6. The semiconductor device of claim 1, wherein the evaluation circuit is configured to maintain the over-current signal until a reset signal signals to reset the over-current signal.

7. The semiconductor device of claim 6, wherein the reset signal is generated by an external controller.

8. The semiconductor device of claim 6, wherein the input signal that activates the load current flow is used as the reset signal.

9. The semiconductor device of claim 1, wherein the evaluation circuit comprises a latch that is configured to store the occurrence of an exceedance of the first threshold by the load current and correspondingly to signal an over-current until the latch is reset in response to an appropriate reset signal.

10. The semiconductor device of claim 1, further comprising a power semiconductor switch conducting the load current.

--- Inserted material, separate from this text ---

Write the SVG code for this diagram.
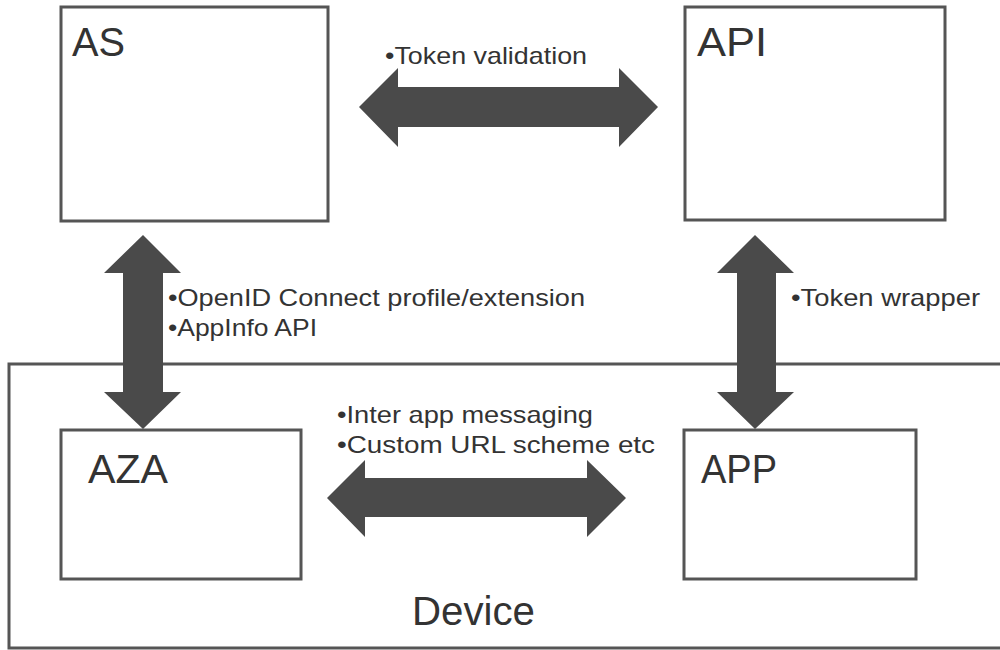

11. A method for operating a semiconductor device that comprises a semiconductor chip including a load current path for conducting a load current, the method comprising:

activating the load current flow in response to an input signal;

measuring the load current so as to provide a measurement signal representing the load current;

comparing the measurement signal with a first threshold; and

signalling an over-current when the measurement signal exceeds the first threshold after a delay time period that starts from the activation of the load current flow.

12. The method of claim 11, further comprising triggering an over-current switch-off of the load current flow when the measurement signal exceeds the first threshold after the delay time period.

13. The method of claim 11, further comprising limiting the load current to a maximum current value, wherein the first threshold is lower than the maximum current value.

14. The method of claim 13, further comprising blanking the input signal in response to an over-current signal thus deactivating the load current flow.

15. The method of claim 11, further comprising receiving a reset signal; and

maintaining the over-current signal until a reset command is identified in the reset signal.

16. The method of claim 15, wherein the input signal activating the load current flow is used as the reset signal.